Michael Hultquist - Chili Pepper Madness says
Alum is something a lot of older recipes use. Consider products like chili crisp, which helps for the same reason. One reason people get softer pickles is from too high of heat with the brine, which softens the peppers. Thanks for sharing!
Kozmo says
I am trying to keep my pickled peppers crispy. Have you ever used or have advice on using calcium chloride for this?
Mike Hultquist says
Kozmo, I have not used it, but know some people do and like it. Look for the product called "Pickle Crisp" and see if that will work for you.
Lisa says
Glad you said this! I’ve been. Wondering why no one mentions alum
Carolyn says
Hi,
I have a bag full of frozen peppers. Can I waterbath these, or is only best to use fresh? If not, what is the best way to use the frozen peppers?
Thanks,
Carolyn
Michael Hultquist - Chili Pepper Madness says
Carolyn, you can pickle frozen peppers. Just thaw them first. Fresh is better, in my opinion, but frozen are still good. I freeze peppers all the time for use in general cooking, like cooking with down with onions and garlic as a base. Delicious!
Sando says
Hi, i find that recepee real good. One question - how do i keep the cryspiness of the chillies if i want to can them?

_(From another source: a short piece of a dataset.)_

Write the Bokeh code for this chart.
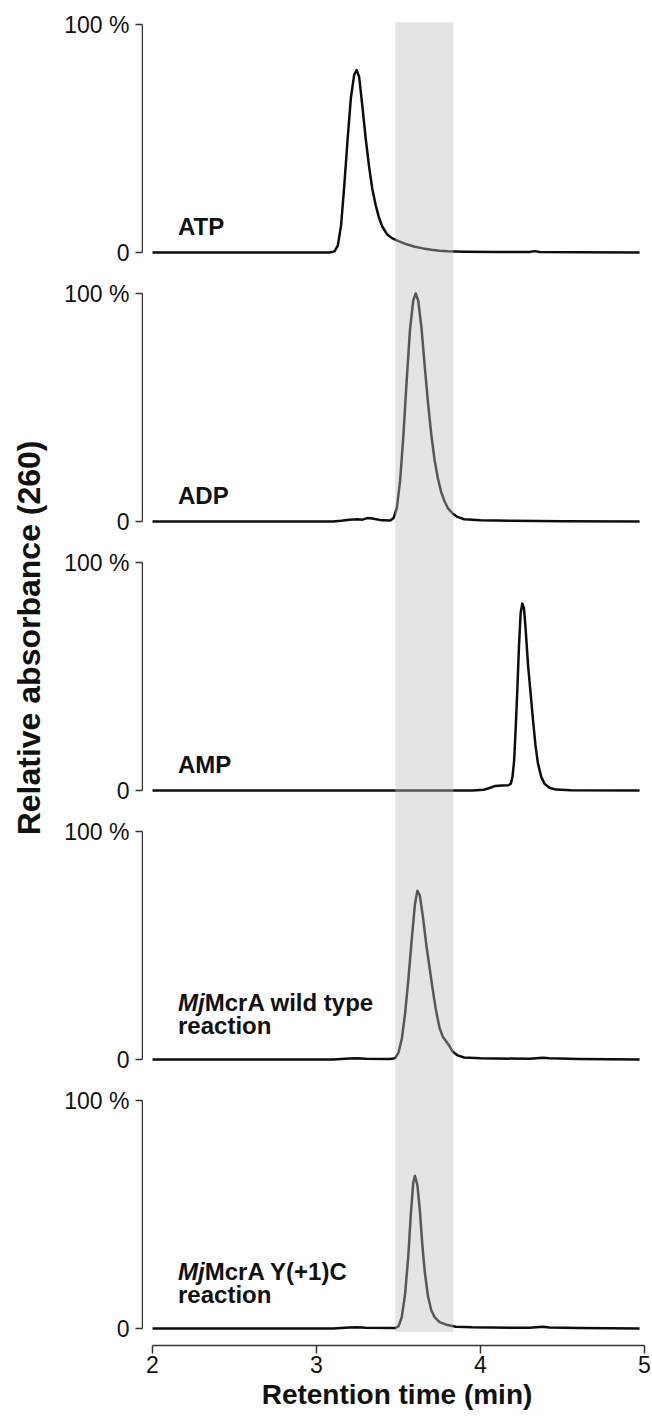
import math
from bokeh.plotting import figure
from bokeh.layouts import row, column
from bokeh.models import Range1d, BoxAnnotation, FixedTicker
from bokeh.core.properties import value
from bokeh.embed import file_html
from bokeh.resources import INLINE

# ---------------- data ----------------
TIME_ATP = [2.00, 3.08, 3.11, 3.13, 3.15, 3.17, 3.19, 3.21, 3.23, 3.245, 3.26, 3.28, 3.30,
            3.32, 3.34, 3.36, 3.38, 3.40, 3.43, 3.46, 3.50, 3.55, 3.60, 3.65, 3.70, 3.75,
            3.80, 3.90, 4.10, 4.30, 4.33, 4.36, 4.60, 4.97]
ABS_ATP = [0, 0, 0.5, 3, 12, 30, 50, 68, 78, 80, 77, 64, 50,
           38, 28, 21, 15.5, 11.5, 8, 6.3, 5, 3.6, 2.5, 1.8, 1.2, 0.8,
           0.5, 0.3, 0.2, 0.2, 0.6, 0.2, 0.1, 0]

TIME_ADP = [2.00, 3.10, 3.15, 3.20, 3.25, 3.28, 3.31, 3.34, 3.40, 3.45, 3.47, 3.49, 3.51,
            3.53, 3.55, 3.57, 3.59, 3.605, 3.62, 3.64, 3.66, 3.68, 3.70, 3.72, 3.74, 3.76,
            3.78, 3.80, 3.83, 3.86, 3.90, 4.00, 4.20, 4.50, 4.97]
ABS_ADP = [0, 0, 0.3, 0.8, 1.0, 0.8, 1.5, 1.3, 0.5, 0.4, 1.5, 6, 18,
           38, 62, 84, 97, 100, 97, 85, 68, 52, 38, 27, 19, 13,
           9, 6, 3.5, 2, 1, 0.5, 0.3, 0.1, 0]

TIME_AMP = [2.00, 3.95, 4.02, 4.06, 4.09, 4.13, 4.17, 4.185, 4.195, 4.205, 4.215, 4.225,
            4.235, 4.245, 4.255, 4.265, 4.275, 4.29, 4.305, 4.32, 4.335, 4.35, 4.37, 4.39,
            4.42, 4.46, 4.55, 4.97]
ABS_AMP = [0, 0, 0.3, 1.2, 2.0, 2.2, 2.3, 3, 6, 13, 28, 45,
           64, 78, 82, 80, 71, 55, 43, 31, 20, 12, 6, 3,
           1.2, 0.4, 0.1, 0]

TIME_WT = [2.00, 3.10, 3.20, 3.25, 3.30, 3.45, 3.48, 3.50, 3.52, 3.54, 3.56, 3.58, 3.60,
           3.615, 3.63, 3.65, 3.67, 3.69, 3.71, 3.73, 3.75, 3.77, 3.79, 3.81, 3.83, 3.86,
           3.90, 4.00, 4.30, 4.38, 4.42, 4.60, 4.97]
ABS_WT = [0, 0, 0.4, 0.6, 0.3, 0.2, 0.6, 3, 9, 20, 35, 52, 68,
          74, 72, 62, 50, 40, 30, 21, 14, 10, 8, 6, 3.5, 1.8,
          0.9, 0.5, 0.3, 0.8, 0.5, 0.2, 0]

TIME_Y1C = [2.00, 3.10, 3.20, 3.25, 3.30, 3.48, 3.50, 3.52, 3.54, 3.56, 3.575, 3.59, 3.60,
            3.615, 3.63, 3.645, 3.66, 3.68, 3.70, 3.72, 3.75, 3.80, 3.85, 3.95, 4.30, 4.38,
            4.42, 4.60, 4.97]
ABS_Y1C = [0, 0, 0.4, 0.5, 0.3, 0.2, 1, 5, 15, 32, 50, 64, 67,
           63, 52, 37, 25, 14, 8, 5, 2.8, 1.5, 0.8, 0.5, 0.3, 0.8,
           0.4, 0.2, 0]

TRACES = [(TIME_ATP, ABS_ATP), (TIME_ADP, ABS_ADP), (TIME_AMP, ABS_AMP),
          (TIME_WT, ABS_WT), (TIME_Y1C, ABS_Y1C)]

LABEL_PREFIX = ["", "", "", "Mj", "Mj"]
LABEL_LINE1 = ["ATP", "ADP", "AMP", "McrA wild type", "McrA Y(+1)C"]
LABEL_LINE2 = ["", "", "", "reaction", "reaction"]

BAND_START, BAND_END = 3.48, 3.835
X_TICKS = [2, 3, 4, 5]
Y_TICKS = [0, 100]
Y_TICK_LABELS = {0: "0", 100: "100 %"}
X_TITLE = "Retention time (min)"
Y_TITLE = "Relative absorbance (260)"

# ---------------- layout ----------------
FONT = "Liberation Sans"
TXT = "#111111"
AXC = "#333333"
TOTAL_W, TOTAL_H = 652, 1418
LEFT_W = 50            # column holding the vertical title
AXIS_W = 93            # column holding the per-panel y axes (frame 1 px wide)
MAIN_W = TOTAL_W - LEFT_W - AXIS_W
BORDER_R = 2
PX_PER_MIN = 164.0
PANEL_H = 269
PX_PER_UNIT = 2.28
TOP_PAD = 24           # px from panel top to 100 %
ZERO_FROM_TOP = 252    # px from panel top to 0
BOTTOM_EXTRA = 73
n = len(TRACES)

y_start = -(PANEL_H - ZERO_FROM_TOP) / PX_PER_UNIT
y_end = 100 + TOP_PAD / PX_PER_UNIT
panel_units = PANEL_H / PX_PER_UNIT

# ---------- per-panel y axes ----------
axis_figs = []
for i in range(n):
    last = i == n - 1
    a = figure(width=AXIS_W, height=PANEL_H + (BOTTOM_EXTRA if last else 0),
               x_range=Range1d(0, 1), y_range=Range1d(y_start, y_end),
               output_backend="svg", toolbar_location=None, x_axis_location=None,
               min_border_left=AXIS_W - 1, min_border_right=0, min_border_top=0,
               min_border_bottom=BOTTOM_EXTRA if last else 0)
    a.grid.visible = False
    a.outline_line_color = None
    yax = a.yaxis[0]
    yax.ticker = FixedTicker(ticks=Y_TICKS)
    yax.major_label_overrides = Y_TICK_LABELS
    yax.bounds = (0, 100)
    yax.axis_line_color = AXC
    yax.axis_line_width = 1.5
    yax.major_tick_line_color = AXC
    yax.major_tick_line_width = 1.5
    yax.major_tick_in = 0
    yax.major_tick_out = 7
    yax.minor_tick_line_color = None
    yax.major_label_standoff = 6
    yax.major_label_text_font = FONT
    yax.major_label_text_font_size = "23px"
    yax.major_label_text_color = TXT
    axis_figs.append(a)

# ---------- main plotting area (all five traces stacked) ----------
frame_w = MAIN_W - BORDER_R
x_start = 2 - (152 - (LEFT_W + AXIS_W)) / PX_PER_MIN
x_end = x_start + frame_w / PX_PER_MIN
main_frame_h = TOTAL_H - BOTTOM_EXTRA
m = figure(width=MAIN_W, height=TOTAL_H,
           x_range=Range1d(x_start, x_end),
           y_range=Range1d(y_start, y_start + main_frame_h / PX_PER_UNIT),
           output_backend="svg", toolbar_location=None, y_axis_location=None,
           min_border_left=0, min_border_right=BORDER_R, min_border_top=0,
           min_border_bottom=BOTTOM_EXTRA)
m.grid.visible = False
m.outline_line_color = None

offsets = [(n - 1 - i) * panel_units for i in range(n)]
style = dict(text_font=value(FONT), text_font_size="24px", text_color=TXT,
             text_align="left", text_baseline="middle")
lx = 2 + 25.5 / PX_PER_MIN
for i, (t, v) in enumerate(TRACES):
    off = offsets[i]
    m.line(t, [val + off for val in v], line_color="#0d0d0d", line_width=2.5,
           line_join="round")
    two = LABEL_LINE2[i] != ""
    y1 = off + (57 if two else 26) / PX_PER_UNIT
    y2 = off + 34 / PX_PER_UNIT
    dx = 0
    if LABEL_PREFIX[i]:
        m.text(x=[lx], y=[y1], text=[LABEL_PREFIX[i]], text_font_style="bold italic", **style)
        dx = 26.7
    m.text(x=[lx], y=[y1], text=[LABEL_LINE1[i]], x_offset=dx,
           text_font_style="bold", **style)
    if two:
        m.text(x=[lx], y=[y2], text=[LABEL_LINE2[i]], text_font_style="bold", **style)

# shaded retention window, over the traces
m.add_layout(BoxAnnotation(left=BAND_START, right=BAND_END,
                           top=offsets[0] + 101, bottom=offsets[-1] - 1.5,
                           fill_color="#bdbfc4", fill_alpha=0.42, line_color=None))

xax = m.xaxis[0]
xax.ticker = FixedTicker(ticks=X_TICKS)
xax.bounds = (2, 5)
xax.axis_line_color = AXC
xax.axis_line_width = 1.5
xax.major_tick_line_color = AXC
xax.major_tick_line_width = 1.5
xax.major_tick_in = 0
xax.major_tick_out = 8
xax.minor_tick_line_color = None
xax.major_label_standoff = 2
xax.major_label_text_font = FONT
xax.major_label_text_font_size = "23px"
xax.major_label_text_color = TXT
xax.axis_label = X_TITLE
xax.axis_label_text_font = FONT
xax.axis_label_text_font_style = "bold"
xax.axis_label_text_font_size = "28px"
xax.axis_label_text_color = TXT
xax.axis_label_standoff = 3

# ---------- vertical title ----------
lab = figure(width=LEFT_W, height=TOTAL_H, x_range=Range1d(0, LEFT_W),
             y_range=Range1d(0, TOTAL_H), output_backend="svg",
             toolbar_location=None, x_axis_location=None, y_axis_location=None,
             min_border=0)
lab.grid.visible = False
lab.outline_line_color = None
lab.text(x=[28], y=[TOTAL_H - 672], text=[Y_TITLE], angle=math.pi / 2,
         text_font=value(FONT), text_font_style="bold", text_font_size="32px",
         text_color=TXT, text_align="center", text_baseline="middle")

layout = row(lab, column(*axis_figs, spacing=0), m, spacing=0)
open("out.html", "w").write(file_html(layout, INLINE))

Wouldn`t they go soft if i boile the jars for 15 min?
Thank you
Michael Hultquist - Chili Pepper Madness says
Sando, the peppers can soften a bit if you boil them for too long, so don't go over 15 minutes. 10 minutes could be sufficient. You can also skip the water bath process and just keep the peppers in the fridge in the lidded jar. They will still keep a good year or so that way.
Tim says
I came across your site recently and it looks great, can't wait to dig in deeper. One question on pickling peppers. I just pickled a batch for the first time and it worked out alright but the peppers are soft. Do you know how to make them more crisp?
Michael Hultquist - Chili Pepper Madness says
Thanks, Tim! A lot of it has to do with the heat. Sometimes the peppers can soften if you process them in a water bath for too long. Also, make sure you're using enough peppers to really fill the jar. Try cutting the peppers into larger rings or pieces as well, or even leave them whole. There are some products out there, such as Pickle Crisp, which might help. Let me know if this helps.
Patricia says
canning peppers for long term storage: what are the proportions of water, vinegar, sugar and pickling salt?
Michael Hultquist - Chili Pepper Madness says
Patricia, use the proportions I have listed in the recipe. If you're concerned, check the ph with a reliable ph reader. You want 4.0 or below. Otherwise, use a pressure canner. I hope this helps.
I dont see a water / vinegar ratio in your recipe. Ingredients 28-32 ounces mixed chili pepper 4 cups white vinegar 2 tablespoons sugar 2 tablespoons pickling salt 1 tablespoon dried basil 2 large bay leaves says
I dont see a water / vinegar ratio in your recipe.
Ingredients
28-32 ounces mixed chili pepper
4 cups white vinegar
2 tablespoons sugar
2 tablespoons pickling salt
1 tablespoon dried basil
2 large bay leaves
Michael Hultquist - Chili Pepper Madness says
You want a pH of 4.6 or below for home pickling and pickles that will be preserved with the water bath method. Above 4.6 and botulism can form. A general rule of thumb with pickling is to use a minimum 50/50 ratio of 5% vinegar to water. So that is, 50% of 5% acid vinegar / 50% water. I use much more vinegar in my recipes because I enjoy the "pickled" flavor, and it is safer with a lower pH.
Mato Mike says
4 cups white distilled vinegar (5 percent acidity)
1 cup water
Kent M. says
Can I reduce the sugar content? I don't like a sweet taste in men pickled peppers.
Michael Hultquist - Chili Pepper Madness says
Kent, yes, the sugar is optional. Salt and vinegar are the only real requirements for pickling and preserving.